** The request **
Give the count of lines that include the string "this". Add nothing to it.

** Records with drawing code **
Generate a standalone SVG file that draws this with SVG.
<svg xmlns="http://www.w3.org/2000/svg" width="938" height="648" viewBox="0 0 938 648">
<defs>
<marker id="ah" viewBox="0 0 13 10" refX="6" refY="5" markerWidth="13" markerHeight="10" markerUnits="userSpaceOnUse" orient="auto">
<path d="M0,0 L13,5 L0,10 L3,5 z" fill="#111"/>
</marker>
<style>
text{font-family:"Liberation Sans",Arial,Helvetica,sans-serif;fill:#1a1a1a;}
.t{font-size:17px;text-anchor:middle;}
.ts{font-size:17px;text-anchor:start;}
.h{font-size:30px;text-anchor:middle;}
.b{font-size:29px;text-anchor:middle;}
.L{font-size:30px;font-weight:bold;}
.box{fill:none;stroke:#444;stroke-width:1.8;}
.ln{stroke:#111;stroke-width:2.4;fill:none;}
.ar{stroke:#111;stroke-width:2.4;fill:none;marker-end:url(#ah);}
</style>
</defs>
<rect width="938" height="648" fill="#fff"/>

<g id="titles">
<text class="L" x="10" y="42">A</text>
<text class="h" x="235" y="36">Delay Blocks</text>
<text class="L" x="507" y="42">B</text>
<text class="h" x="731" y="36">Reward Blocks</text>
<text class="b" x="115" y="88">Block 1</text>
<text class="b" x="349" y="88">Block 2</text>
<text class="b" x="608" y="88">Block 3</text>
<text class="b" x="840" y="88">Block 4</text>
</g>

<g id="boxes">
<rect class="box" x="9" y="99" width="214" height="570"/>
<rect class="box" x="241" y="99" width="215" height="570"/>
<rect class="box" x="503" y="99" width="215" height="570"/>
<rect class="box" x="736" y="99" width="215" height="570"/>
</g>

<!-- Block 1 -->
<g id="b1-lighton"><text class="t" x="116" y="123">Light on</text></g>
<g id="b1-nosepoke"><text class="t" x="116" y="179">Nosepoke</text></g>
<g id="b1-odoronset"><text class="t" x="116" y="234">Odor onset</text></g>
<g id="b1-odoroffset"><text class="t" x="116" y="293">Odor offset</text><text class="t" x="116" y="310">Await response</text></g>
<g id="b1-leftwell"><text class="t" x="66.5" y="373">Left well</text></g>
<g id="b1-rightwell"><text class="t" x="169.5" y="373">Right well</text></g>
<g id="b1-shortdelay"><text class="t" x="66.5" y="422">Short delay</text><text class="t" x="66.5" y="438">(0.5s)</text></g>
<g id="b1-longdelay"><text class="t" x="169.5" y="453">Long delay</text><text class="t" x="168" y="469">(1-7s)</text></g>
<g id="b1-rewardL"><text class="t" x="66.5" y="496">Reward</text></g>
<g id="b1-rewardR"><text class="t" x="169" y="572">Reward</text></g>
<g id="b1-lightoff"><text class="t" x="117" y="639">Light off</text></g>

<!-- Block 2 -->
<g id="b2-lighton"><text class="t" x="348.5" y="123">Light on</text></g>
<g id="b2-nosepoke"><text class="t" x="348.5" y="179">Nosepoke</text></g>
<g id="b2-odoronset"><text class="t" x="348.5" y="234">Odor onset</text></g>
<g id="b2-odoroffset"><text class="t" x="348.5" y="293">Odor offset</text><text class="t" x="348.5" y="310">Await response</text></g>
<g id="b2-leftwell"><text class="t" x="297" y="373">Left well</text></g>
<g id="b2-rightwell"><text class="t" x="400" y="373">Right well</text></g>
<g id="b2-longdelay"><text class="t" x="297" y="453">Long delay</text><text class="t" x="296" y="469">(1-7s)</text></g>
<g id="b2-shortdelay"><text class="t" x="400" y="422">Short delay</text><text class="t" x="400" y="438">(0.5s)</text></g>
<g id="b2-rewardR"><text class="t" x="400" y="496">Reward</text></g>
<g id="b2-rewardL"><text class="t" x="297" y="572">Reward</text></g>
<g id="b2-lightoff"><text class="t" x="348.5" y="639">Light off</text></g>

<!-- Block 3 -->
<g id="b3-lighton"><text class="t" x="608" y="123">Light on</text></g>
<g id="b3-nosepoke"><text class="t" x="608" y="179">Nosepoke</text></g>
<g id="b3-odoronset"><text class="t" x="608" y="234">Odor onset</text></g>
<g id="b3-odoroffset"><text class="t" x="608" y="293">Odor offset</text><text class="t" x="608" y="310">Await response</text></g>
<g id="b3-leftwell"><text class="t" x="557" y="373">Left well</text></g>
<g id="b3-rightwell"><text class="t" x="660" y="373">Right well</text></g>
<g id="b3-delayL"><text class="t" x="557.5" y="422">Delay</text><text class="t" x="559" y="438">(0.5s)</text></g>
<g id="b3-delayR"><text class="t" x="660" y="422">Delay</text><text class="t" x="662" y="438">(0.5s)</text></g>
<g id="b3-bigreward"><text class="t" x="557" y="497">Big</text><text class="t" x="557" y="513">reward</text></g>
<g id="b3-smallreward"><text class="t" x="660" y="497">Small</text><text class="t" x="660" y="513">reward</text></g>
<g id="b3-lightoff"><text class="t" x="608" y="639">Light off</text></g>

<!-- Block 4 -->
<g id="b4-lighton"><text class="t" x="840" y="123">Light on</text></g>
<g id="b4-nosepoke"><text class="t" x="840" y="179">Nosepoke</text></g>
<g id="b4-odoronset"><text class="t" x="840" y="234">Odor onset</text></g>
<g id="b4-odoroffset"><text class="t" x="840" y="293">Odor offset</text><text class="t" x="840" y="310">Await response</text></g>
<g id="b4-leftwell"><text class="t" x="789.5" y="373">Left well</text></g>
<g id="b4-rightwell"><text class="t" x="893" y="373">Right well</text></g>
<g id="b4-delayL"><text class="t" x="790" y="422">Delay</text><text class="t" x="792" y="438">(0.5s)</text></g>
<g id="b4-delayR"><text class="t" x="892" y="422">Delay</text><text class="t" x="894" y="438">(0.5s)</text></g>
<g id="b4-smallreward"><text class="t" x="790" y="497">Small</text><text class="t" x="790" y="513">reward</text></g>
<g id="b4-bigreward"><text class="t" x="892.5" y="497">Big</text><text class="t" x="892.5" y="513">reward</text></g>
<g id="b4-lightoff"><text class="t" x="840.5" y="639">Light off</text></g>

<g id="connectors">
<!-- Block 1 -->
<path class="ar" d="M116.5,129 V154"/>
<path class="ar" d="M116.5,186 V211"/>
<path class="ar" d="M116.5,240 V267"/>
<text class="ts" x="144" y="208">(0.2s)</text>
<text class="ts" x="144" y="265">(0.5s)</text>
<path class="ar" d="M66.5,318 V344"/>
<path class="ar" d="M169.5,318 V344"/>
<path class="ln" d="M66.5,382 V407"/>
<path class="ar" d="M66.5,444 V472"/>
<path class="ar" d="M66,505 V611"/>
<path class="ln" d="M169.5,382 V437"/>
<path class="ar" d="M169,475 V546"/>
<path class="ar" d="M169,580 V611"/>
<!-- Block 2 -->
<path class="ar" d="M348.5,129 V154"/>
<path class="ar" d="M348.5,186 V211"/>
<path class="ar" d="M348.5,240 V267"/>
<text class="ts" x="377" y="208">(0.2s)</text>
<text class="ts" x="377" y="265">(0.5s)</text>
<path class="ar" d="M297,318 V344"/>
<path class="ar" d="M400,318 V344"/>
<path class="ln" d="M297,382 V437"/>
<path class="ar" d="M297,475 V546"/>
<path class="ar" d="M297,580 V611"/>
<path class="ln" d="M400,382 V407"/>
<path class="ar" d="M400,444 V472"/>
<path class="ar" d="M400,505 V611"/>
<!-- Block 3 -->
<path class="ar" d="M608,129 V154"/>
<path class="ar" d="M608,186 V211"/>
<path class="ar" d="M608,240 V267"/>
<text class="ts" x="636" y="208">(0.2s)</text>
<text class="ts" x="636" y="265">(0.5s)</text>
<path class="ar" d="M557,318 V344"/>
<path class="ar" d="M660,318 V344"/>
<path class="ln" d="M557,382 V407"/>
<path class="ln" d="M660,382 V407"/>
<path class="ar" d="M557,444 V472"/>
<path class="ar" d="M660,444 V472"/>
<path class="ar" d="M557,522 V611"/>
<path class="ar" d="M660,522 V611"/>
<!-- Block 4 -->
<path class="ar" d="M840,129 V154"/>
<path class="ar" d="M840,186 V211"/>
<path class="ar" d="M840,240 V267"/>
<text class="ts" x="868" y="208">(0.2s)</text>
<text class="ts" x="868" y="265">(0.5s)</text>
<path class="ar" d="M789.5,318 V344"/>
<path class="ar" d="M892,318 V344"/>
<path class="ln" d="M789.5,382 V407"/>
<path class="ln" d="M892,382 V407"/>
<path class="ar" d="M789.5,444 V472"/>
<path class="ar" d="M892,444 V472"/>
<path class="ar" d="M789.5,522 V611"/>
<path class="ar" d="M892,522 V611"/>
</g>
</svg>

--

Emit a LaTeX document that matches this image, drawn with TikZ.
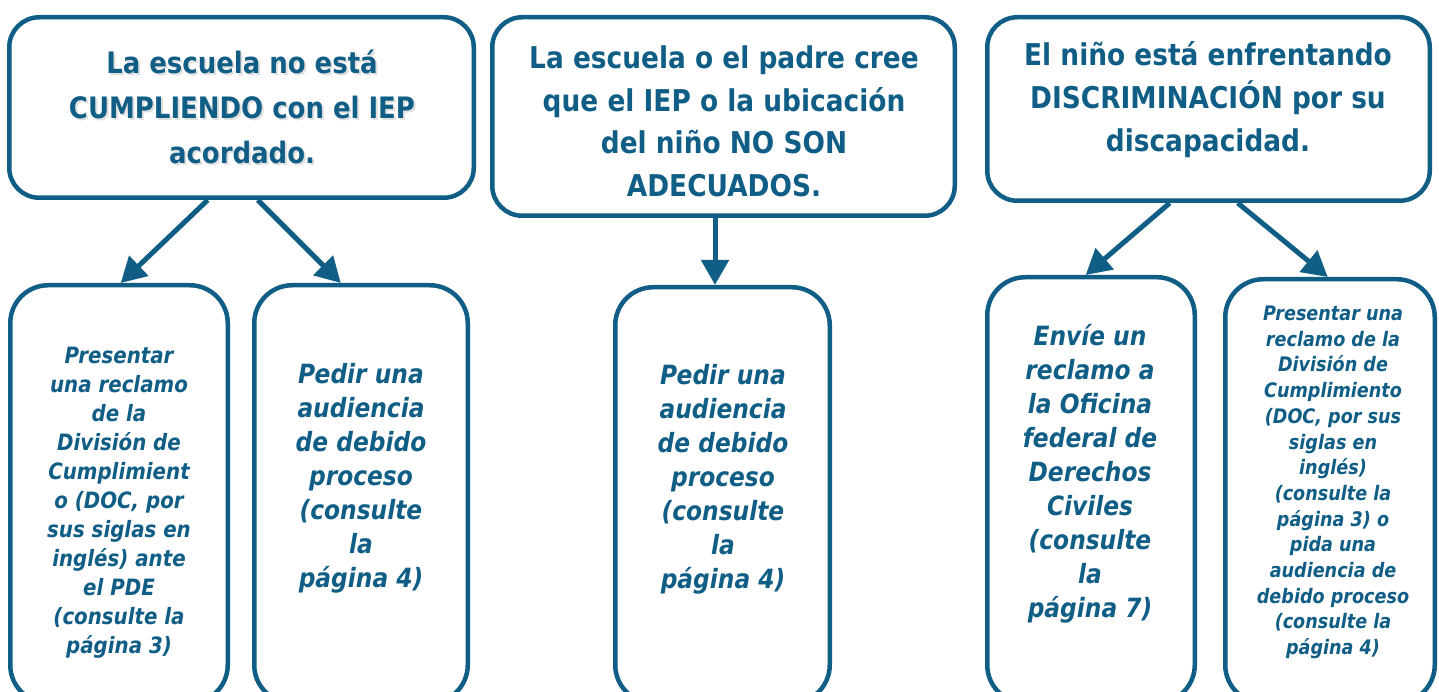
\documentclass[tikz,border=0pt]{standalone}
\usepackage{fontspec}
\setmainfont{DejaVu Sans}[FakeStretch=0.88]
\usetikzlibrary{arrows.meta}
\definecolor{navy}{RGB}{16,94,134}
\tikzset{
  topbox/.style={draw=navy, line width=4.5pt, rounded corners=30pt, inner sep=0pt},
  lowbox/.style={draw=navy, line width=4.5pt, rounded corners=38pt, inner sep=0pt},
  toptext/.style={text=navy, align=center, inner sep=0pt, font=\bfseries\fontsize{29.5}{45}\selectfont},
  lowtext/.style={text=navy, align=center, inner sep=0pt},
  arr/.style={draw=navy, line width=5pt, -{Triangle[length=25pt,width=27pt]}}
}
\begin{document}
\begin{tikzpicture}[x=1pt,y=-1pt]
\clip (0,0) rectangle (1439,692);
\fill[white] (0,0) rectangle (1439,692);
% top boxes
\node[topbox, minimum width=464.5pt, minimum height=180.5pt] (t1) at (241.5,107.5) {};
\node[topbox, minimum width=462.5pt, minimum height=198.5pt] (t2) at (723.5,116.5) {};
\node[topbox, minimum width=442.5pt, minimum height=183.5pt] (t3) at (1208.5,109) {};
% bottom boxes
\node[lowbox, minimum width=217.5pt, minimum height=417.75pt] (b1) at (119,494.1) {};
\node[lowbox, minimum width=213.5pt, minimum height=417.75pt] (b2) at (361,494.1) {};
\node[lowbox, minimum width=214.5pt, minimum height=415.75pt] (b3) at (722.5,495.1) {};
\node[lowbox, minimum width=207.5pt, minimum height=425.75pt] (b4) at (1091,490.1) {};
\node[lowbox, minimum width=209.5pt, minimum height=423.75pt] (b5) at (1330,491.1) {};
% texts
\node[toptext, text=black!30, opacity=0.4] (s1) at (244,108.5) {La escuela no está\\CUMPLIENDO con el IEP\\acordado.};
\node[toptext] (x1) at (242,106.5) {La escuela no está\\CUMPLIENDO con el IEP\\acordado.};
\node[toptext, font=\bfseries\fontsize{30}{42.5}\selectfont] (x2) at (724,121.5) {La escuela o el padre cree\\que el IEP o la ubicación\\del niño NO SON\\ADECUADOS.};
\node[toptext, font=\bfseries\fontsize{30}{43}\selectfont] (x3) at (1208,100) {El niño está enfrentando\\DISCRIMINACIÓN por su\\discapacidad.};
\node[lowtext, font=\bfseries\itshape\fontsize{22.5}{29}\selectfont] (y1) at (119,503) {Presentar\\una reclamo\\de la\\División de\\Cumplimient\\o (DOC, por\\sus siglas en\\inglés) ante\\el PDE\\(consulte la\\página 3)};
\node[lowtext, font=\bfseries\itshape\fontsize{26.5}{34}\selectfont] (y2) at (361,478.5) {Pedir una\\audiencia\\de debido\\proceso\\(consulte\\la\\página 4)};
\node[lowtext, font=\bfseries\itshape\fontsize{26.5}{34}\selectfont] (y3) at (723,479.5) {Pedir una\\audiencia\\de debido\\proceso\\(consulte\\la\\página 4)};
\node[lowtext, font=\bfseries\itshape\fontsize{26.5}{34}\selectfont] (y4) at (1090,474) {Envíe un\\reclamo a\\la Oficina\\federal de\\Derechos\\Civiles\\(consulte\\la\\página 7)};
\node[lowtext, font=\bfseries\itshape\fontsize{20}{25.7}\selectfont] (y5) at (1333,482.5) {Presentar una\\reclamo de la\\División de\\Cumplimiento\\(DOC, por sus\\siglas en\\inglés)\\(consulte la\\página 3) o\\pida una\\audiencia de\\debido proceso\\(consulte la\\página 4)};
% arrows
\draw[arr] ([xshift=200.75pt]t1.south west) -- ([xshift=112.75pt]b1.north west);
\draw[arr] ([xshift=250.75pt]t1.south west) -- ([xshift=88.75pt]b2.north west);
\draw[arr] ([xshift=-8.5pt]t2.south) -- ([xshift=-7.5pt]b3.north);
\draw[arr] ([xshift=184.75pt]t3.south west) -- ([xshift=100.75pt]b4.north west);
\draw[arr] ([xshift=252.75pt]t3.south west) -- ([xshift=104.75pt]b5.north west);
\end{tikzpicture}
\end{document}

** Right answer **
2